# WRITTEN PROBLEM
Lines with "Clone this chart in matplotlib." and "va='center', fontsize=15, color=txt)" mark the range, both included. Reproduce exactly that stretch, without pictures.
**** MATERIAL PROVIDED
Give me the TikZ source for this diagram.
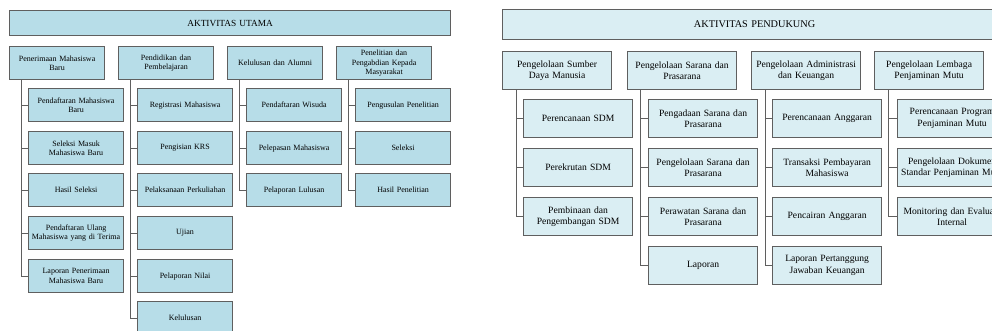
\documentclass[tikz,border=0pt]{standalone}
\usepackage{fontspec}
\setmainfont{Liberation Serif}
\definecolor{utamafill}{HTML}{B7DDE8}
\definecolor{dukungfill}{HTML}{DAEEF3}
\definecolor{boxline}{HTML}{5F5F5F}
\begin{document}
\begin{tikzpicture}[x=0.75pt,y=-0.75pt,
    utama/.style={draw=boxline,line width=0.9pt,fill=utamafill,anchor=north west,
        minimum width=71.25pt,minimum height=24.75pt,text width=68pt,inner sep=1pt,
        align=center,font=\fontsize{6}{7.2}\selectfont},
    dukung/.style={draw=boxline,line width=0.9pt,fill=dukungfill,anchor=north west,
        minimum width=81.75pt,minimum height=28.5pt,text width=79pt,inner sep=1pt,
        align=center,font=\fontsize{7.2}{8.8}\selectfont},
    link/.style={draw=boxline,line width=0.75pt}]
    \clip (0,0) rectangle (992,331);
    % aktivitas utama
    \node[utama,minimum width=330.75pt,minimum height=18.75pt,text width=320pt,font=\fontsize{7}{8}\selectfont] (utama) at (9,10) {AKTIVITAS UTAMA};
    \node[utama] (u1) at (9,46) {Penerimaan Mahasiswa\\Baru};
    \node[utama] (u2) at (118,46) {Pendidikan dan\\Pembelajaran};
    \node[utama] (u3) at (227,46) {Kelulusan dan Alumni};
    \node[utama] (u4) at (336,46) {Penelitian dan\\Pengabdian Kepada\\Masyarakat};
    \node[utama] (u11) at (28,88) {Pendaftaran Mahasiswa\\Baru};
    \node[utama] (u12) at (28,131) {Seleksi Masuk\\Mahasiswa Baru};
    \node[utama] (u13) at (28,173) {Hasil Seleksi};
    \node[utama] (u14) at (28,216) {Pendaftaran Ulang\\Mahasiswa yang di Terima};
    \node[utama] (u15) at (28,259) {Laporan Penerimaan\\Mahasiswa Baru};
    \node[utama] (u21) at (137,88) {Registrasi Mahasiswa};
    \node[utama] (u22) at (137,131) {Pengisian KRS};
    \node[utama] (u23) at (137,173) {Pelaksanaan Perkuliahan};
    \node[utama] (u24) at (137,216) {Ujian};
    \node[utama] (u25) at (137,259) {Pelaporan Nilai};
    \node[utama] (u26) at (137,301) {Kelulusan};
    \node[utama] (u31) at (246,88) {Pendaftaran Wisuda};
    \node[utama] (u32) at (246,131) {Pelepasan Mahasiswa};
    \node[utama] (u33) at (246,173) {Pelaporan Lulusan};
    \node[utama] (u41) at (355,88) {Pengusulan Penelitian};
    \node[utama] (u42) at (355,131) {Seleksi};
    \node[utama] (u43) at (355,173) {Hasil Penelitian};
    \coordinate (su1) at ([xshift=9pt]u1.south west);
    \coordinate (su2) at ([xshift=9pt]u2.south west);
    \coordinate (su3) at ([xshift=9pt]u3.south west);
    \coordinate (su4) at ([xshift=9pt]u4.south west);
    \draw[link] (su1) |- (u15.west) (u11.west) -- (u11.west -| su1) (u12.west) -- (u12.west -| su1)
        (u13.west) -- (u13.west -| su1) (u14.west) -- (u14.west -| su1);
    \draw[link] (su2) |- (u26.west) (u21.west) -- (u21.west -| su2) (u22.west) -- (u22.west -| su2)
        (u23.west) -- (u23.west -| su2) (u24.west) -- (u24.west -| su2) (u25.west) -- (u25.west -| su2);
    \draw[link] (su3) |- (u33.west) (u31.west) -- (u31.west -| su3) (u32.west) -- (u32.west -| su3);
    \draw[link] (su4) |- (u43.west) (u41.west) -- (u41.west -| su4) (u42.west) -- (u42.west -| su4);
    % aktivitas pendukung
    \node[dukung,minimum width=378pt,minimum height=22.5pt,text width=370pt,font=\fontsize{7.7}{9}\selectfont] (dukung) at (502,9) {AKTIVITAS PENDUKUNG};
    \node[dukung] (d1) at (502,51) {Pengelolaan Sumber\\Daya Manusia};
    \node[dukung] (d2) at (627,51) {Pengelolaan Sarana dan\\Prasarana};
    \node[dukung] (d3) at (751,51) {Pengelolaan Administrasi\\dan Keuangan};
    \node[dukung] (d4) at (874,51) {Pengelolaan Lembaga\\Penjaminan Mutu};
    \node[dukung] (d11) at (523,99) {Perencanaan SDM};
    \node[dukung] (d12) at (523,148) {Perekrutan SDM};
    \node[dukung] (d13) at (523,197) {Pembinaan dan\\Pengembangan SDM};
    \node[dukung] (d21) at (648,99) {Pengadaan Sarana dan\\Prasarana};
    \node[dukung] (d22) at (648,148) {Pengelolaan Sarana dan\\Prasarana};
    \node[dukung] (d23) at (648,197) {Perawatan Sarana dan\\Prasarana};
    \node[dukung] (d24) at (648,246) {Laporan};
    \node[dukung] (d31) at (772,99) {Perencanaan Anggaran};
    \node[dukung] (d32) at (772,148) {Transaksi Pembayaran\\Mahasiswa};
    \node[dukung] (d33) at (772,197) {Pencairan Anggaran};
    \node[dukung] (d34) at (772,246) {Laporan Pertanggung\\Jawaban Keuangan};
    \node[dukung] (d41) at (897,99) {Perencanaan Program\\Penjaminan Mutu};
    \node[dukung] (d42) at (897,148) {Pengelolaan Dokumen\\Standar Penjaminan Mutu};
    \node[dukung] (d43) at (897,197) {Monitoring dan Evaluasi\\Internal};
    \coordinate (sd1) at ([xshift=10.5pt]d1.south west);
    \coordinate (sd2) at ([xshift=10pt]d2.south west);
    \coordinate (sd3) at ([xshift=10.5pt]d3.south west);
    \coordinate (sd4) at ([xshift=11pt]d4.south west);
    \draw[link] (sd1) |- (d13.west) (d11.west) -- (d11.west -| sd1) (d12.west) -- (d12.west -| sd1);
    \draw[link] (sd2) |- (d24.west) (d21.west) -- (d21.west -| sd2) (d22.west) -- (d22.west -| sd2)
        (d23.west) -- (d23.west -| sd2);
    \draw[link] (sd3) |- (d34.west) (d31.west) -- (d31.west -| sd3) (d32.west) -- (d32.west -| sd3)
        (d33.west) -- (d33.west -| sd3);
    \draw[link] (sd4) |- (d43.west) (d41.west) -- (d41.west -| sd4) (d42.west) -- (d42.west -| sd4);
\end{tikzpicture}
\end{document}
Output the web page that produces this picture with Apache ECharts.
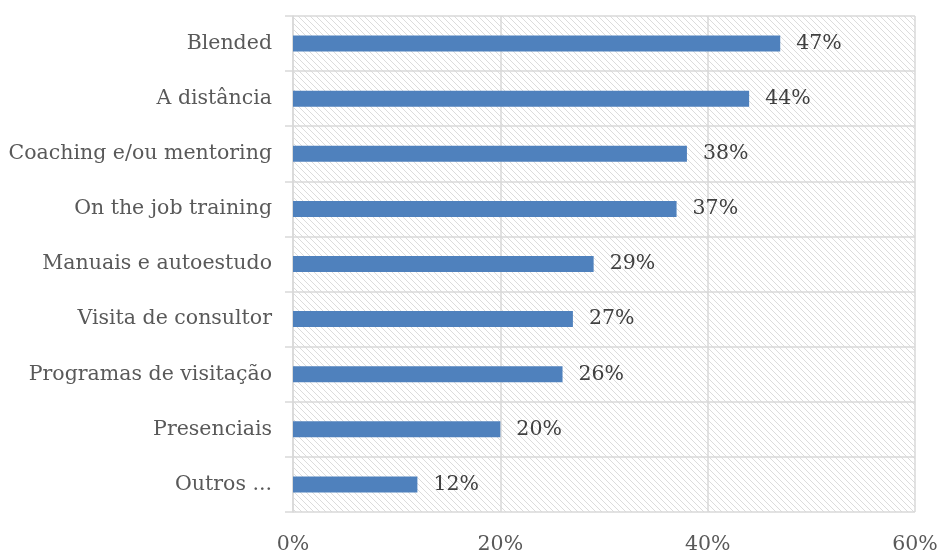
<!DOCTYPE html>
<html>
<head>
<meta charset="utf-8">
<script src="https://cdn.jsdelivr.net/npm/echarts@6/dist/echarts.min.js"></script>
<style>
  html, body { margin: 0; padding: 0; background: #ffffff; }
  #chart { width: 942px; height: 555px; }
</style>
</head>
<body>
<div id="chart"></div>
<script>
// Training formats and share of respondents (%)
const categories = [
  'Blended',
  'A distância',
  'Coaching e/ou mentoring',
  'On the job training',
  'Manuais e autoestudo',
  'Visita de consultor',
  'Programas de visitação',
  'Presenciais',
  'Outros ...'
];
const values = [47, 44, 38, 37, 29, 27, 26, 20, 12];
const xTicks = [0, 20, 40, 60];

// Diagonal hatch tile for the plot background
function hatchTile() {
  const c = document.createElement('canvas');
  const s = 6;
  c.width = s; c.height = s;
  const g = c.getContext('2d');
  g.fillStyle = '#ffffff';
  g.fillRect(0, 0, s, s);
  g.strokeStyle = '#dcdcdc';
  g.lineWidth = 1;
  g.beginPath();
  g.moveTo(-1, -1); g.lineTo(s + 1, s + 1);
  g.moveTo(-1, s - 1); g.lineTo(1, s + 1);
  g.moveTo(s - 1, -1); g.lineTo(s + 1, 1);
  g.stroke();
  return c;
}

const font = '"DejaVu Serif", "Liberation Serif", serif';
const chart = echarts.init(document.getElementById('chart'), null, { renderer: 'canvas' });

chart.setOption({
  animation: false,
  backgroundColor: '#ffffff',
  grid: {
    left: 293, right: 27, top: 16, bottom: 42,
    show: true,
    borderWidth: 0,
    backgroundColor: { image: hatchTile(), repeat: 'repeat' }
  },
  xAxis: {
    type: 'value',
    min: xTicks[0],
    max: xTicks[xTicks.length - 1],
    interval: 20,
    axisLine: { show: false },
    axisTick: { show: false },
    splitLine: { show: true, lineStyle: { color: '#d9d9d9', width: 1.5 } },
    axisLabel: {
      formatter: v => v + '%',
      color: '#595959',
      fontFamily: font,
      fontSize: 20.5,
      margin: 22
    }
  },
  yAxis: {
    type: 'category',
    data: categories,
    inverse: true,
    axisLine: { show: true, lineStyle: { color: '#d9d9d9', width: 1.5 } },
    axisTick: { show: true, length: 8, lineStyle: { color: '#d9d9d9', width: 1.5 } },
    splitLine: { show: true, lineStyle: { color: '#d9d9d9', width: 1.5 } },
    axisLabel: {
      color: '#595959',
      fontFamily: font,
      fontSize: 20.5,
      margin: 21,
      padding: [3, 0, 0, 0]
    }
  },
  series: [{
    type: 'bar',
    data: values,
    barWidth: 16,
    itemStyle: { color: '#4f81bd' },
    label: {
      show: true,
      position: 'right',
      distance: 16,
      padding: [3, 0, 0, 0],
      formatter: p => p.value + '%',
      color: '#404040',
      fontFamily: font,
      fontSize: 20.5
    }
  }]
});
</script>
</body>
</html>
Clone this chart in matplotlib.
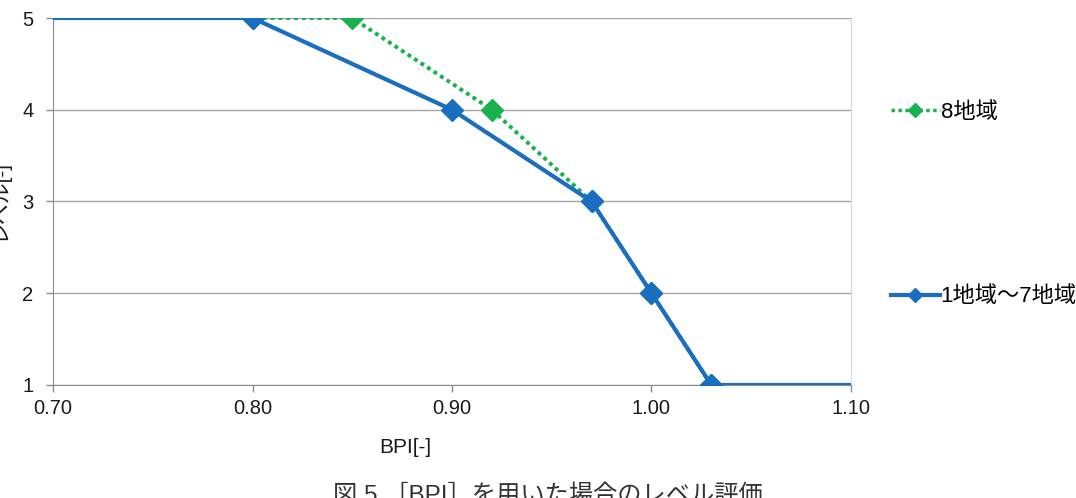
import matplotlib
matplotlib.use("Agg")
import matplotlib.pyplot as plt
from matplotlib.lines import Line2D

plt.rcParams['font.family'] = ['Liberation Sans', 'Noto Sans CJK JP', 'DejaVu Sans']

# data
bpi_all = [0.70, 0.80, 0.90, 0.97, 1.00, 1.03, 1.10]
lvl_all = [5, 5, 4, 3, 2, 1, 1]
bpi_8 = [0.70, 0.80, 0.85, 0.92, 0.97, 1.00, 1.03, 1.10]
lvl_8 = [5, 5, 5, 4, 3, 2, 1, 1]
label_8 = "8地域"
label_all = "1地域～7地域"
xticks = [0.70, 0.80, 0.90, 1.00, 1.10]
yticks = [1, 2, 3, 4, 5]
xlabel = "BPI[-]"
ylabel = "レベル[-]"
caption = "図 5 ［BPI］を用いた場合のレベル評価"

blue = "#1A6EC0"
green = "#19B04E"
txt = "#1a1a1a"

fig = plt.figure(figsize=(10.76, 4.98), dpi=100)
ax = fig.add_axes([53/1076, 1-385/498, (851-53)/1076, (385-18)/498])

for y in yticks:
    ax.axhline(y, color="#a6a6a6", lw=1.0, zorder=0)

# green series
ax.plot(bpi_8, lvl_8, color=green, lw=2.8, ls=(0, (1, 1)), zorder=2)
ax.plot(bpi_8[1:-1], lvl_8[1:-1], ls='none', marker='D', ms=11, color=green, zorder=3)
# blue series
ax.plot(bpi_all, lvl_all, color=blue, lw=3, zorder=4)
ax.plot(bpi_all[1:-1], lvl_all[1:-1], ls='none', marker='D', ms=11, color=blue, zorder=5)

ax.set_xlim(0.70, 1.10)
ax.set_ylim(1, 5)
ax.set_xticks(xticks)
ax.set_xticklabels([f"{v:.2f}" for v in xticks])
ax.set_yticks(yticks)
ax.spines['top'].set_visible(False)
ax.spines['right'].set_color('#d9d9d9')
ax.spines['left'].set_color('#8c8c8c')
ax.spines['bottom'].set_color('#8c8c8c')
ax.tick_params(axis='both', colors='#8c8c8c', labelcolor=txt, labelsize=14.5, length=5, width=1)
ax.tick_params(axis='y', pad=9)
ax.tick_params(axis='x', pad=5)
ax.set_xlabel(xlabel, fontsize=15, color=txt)
ax.xaxis.set_label_coords((405-53)/(851-53), -0.145)
fig.text(-1/1076, 1-200/498, ylabel, rotation=90, ha='center', va='center', fontsize=15, color=txt)

h8 = Line2D([], [], color=green, lw=2.5, ls=(0, (1, 1)), marker='D', ms=7)
hall = Line2D([], [], color=blue, lw=3, marker='D', ms=7)
leg1 = fig.legend([h8], [label_8], loc='center left', bbox_to_anchor=(884/1076, 1-112/498),
                  frameon=False, fontsize=16, handlelength=2.2, handletextpad=0.05,
                  borderaxespad=0, borderpad=0.3)
leg2 = fig.legend([hall], [label_all], loc='center left', bbox_to_anchor=(884/1076, 1-297/498),
                  frameon=False, fontsize=16, handlelength=2.2, handletextpad=0.05,
                  borderaxespad=0, borderpad=0.3)

fig.text(548/1076, 1-484/498, caption, ha='center', va='top', fontsize=17.5, color='#333333')

fig.savefig("out.png", dpi=100)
********
# RESULT OF THIS EXERCISE
Clone this chart in matplotlib.
import matplotlib
matplotlib.use("Agg")
import matplotlib.pyplot as plt
from matplotlib.lines import Line2D

plt.rcParams['font.family'] = ['Liberation Sans', 'Noto Sans CJK JP', 'DejaVu Sans']

# data
bpi_all = [0.70, 0.80, 0.90, 0.97, 1.00, 1.03, 1.10]
lvl_all = [5, 5, 4, 3, 2, 1, 1]
bpi_8 = [0.70, 0.80, 0.85, 0.92, 0.97, 1.00, 1.03, 1.10]
lvl_8 = [5, 5, 5, 4, 3, 2, 1, 1]
label_8 = "8地域"
label_all = "1地域～7地域"
xticks = [0.70, 0.80, 0.90, 1.00, 1.10]
yticks = [1, 2, 3, 4, 5]
xlabel = "BPI[-]"
ylabel = "レベル[-]"
caption = "図 5 ［BPI］を用いた場合のレベル評価"

blue = "#1A6EC0"
green = "#19B04E"
txt = "#1a1a1a"

fig = plt.figure(figsize=(10.76, 4.98), dpi=100)
ax = fig.add_axes([53/1076, 1-385/498, (851-53)/1076, (385-18)/498])

for y in yticks:
    ax.axhline(y, color="#a6a6a6", lw=1.0, zorder=0)

# green series
ax.plot(bpi_8, lvl_8, color=green, lw=2.8, ls=(0, (1, 1)), zorder=2)
ax.plot(bpi_8[1:-1], lvl_8[1:-1], ls='none', marker='D', ms=11, color=green, zorder=3)
# blue series
ax.plot(bpi_all, lvl_all, color=blue, lw=3, zorder=4)
ax.plot(bpi_all[1:-1], lvl_all[1:-1], ls='none', marker='D', ms=11, color=blue, zorder=5)

ax.set_xlim(0.70, 1.10)
ax.set_ylim(1, 5)
ax.set_xticks(xticks)
ax.set_xticklabels([f"{v:.2f}" for v in xticks])
ax.set_yticks(yticks)
ax.spines['top'].set_visible(False)
ax.spines['right'].set_color('#d9d9d9')
ax.spines['left'].set_color('#8c8c8c')
ax.spines['bottom'].set_color('#8c8c8c')
ax.tick_params(axis='both', colors='#8c8c8c', labelcolor=txt, labelsize=14.5, length=5, width=1)
ax.tick_params(axis='y', pad=9)
ax.tick_params(axis='x', pad=5)
ax.set_xlabel(xlabel, fontsize=15, color=txt)
ax.xaxis.set_label_coords((405-53)/(851-53), -0.145)
fig.text(-1/1076, 1-200/498, ylabel, rotation=90, ha='center', va='center', fontsize=15, color=txt)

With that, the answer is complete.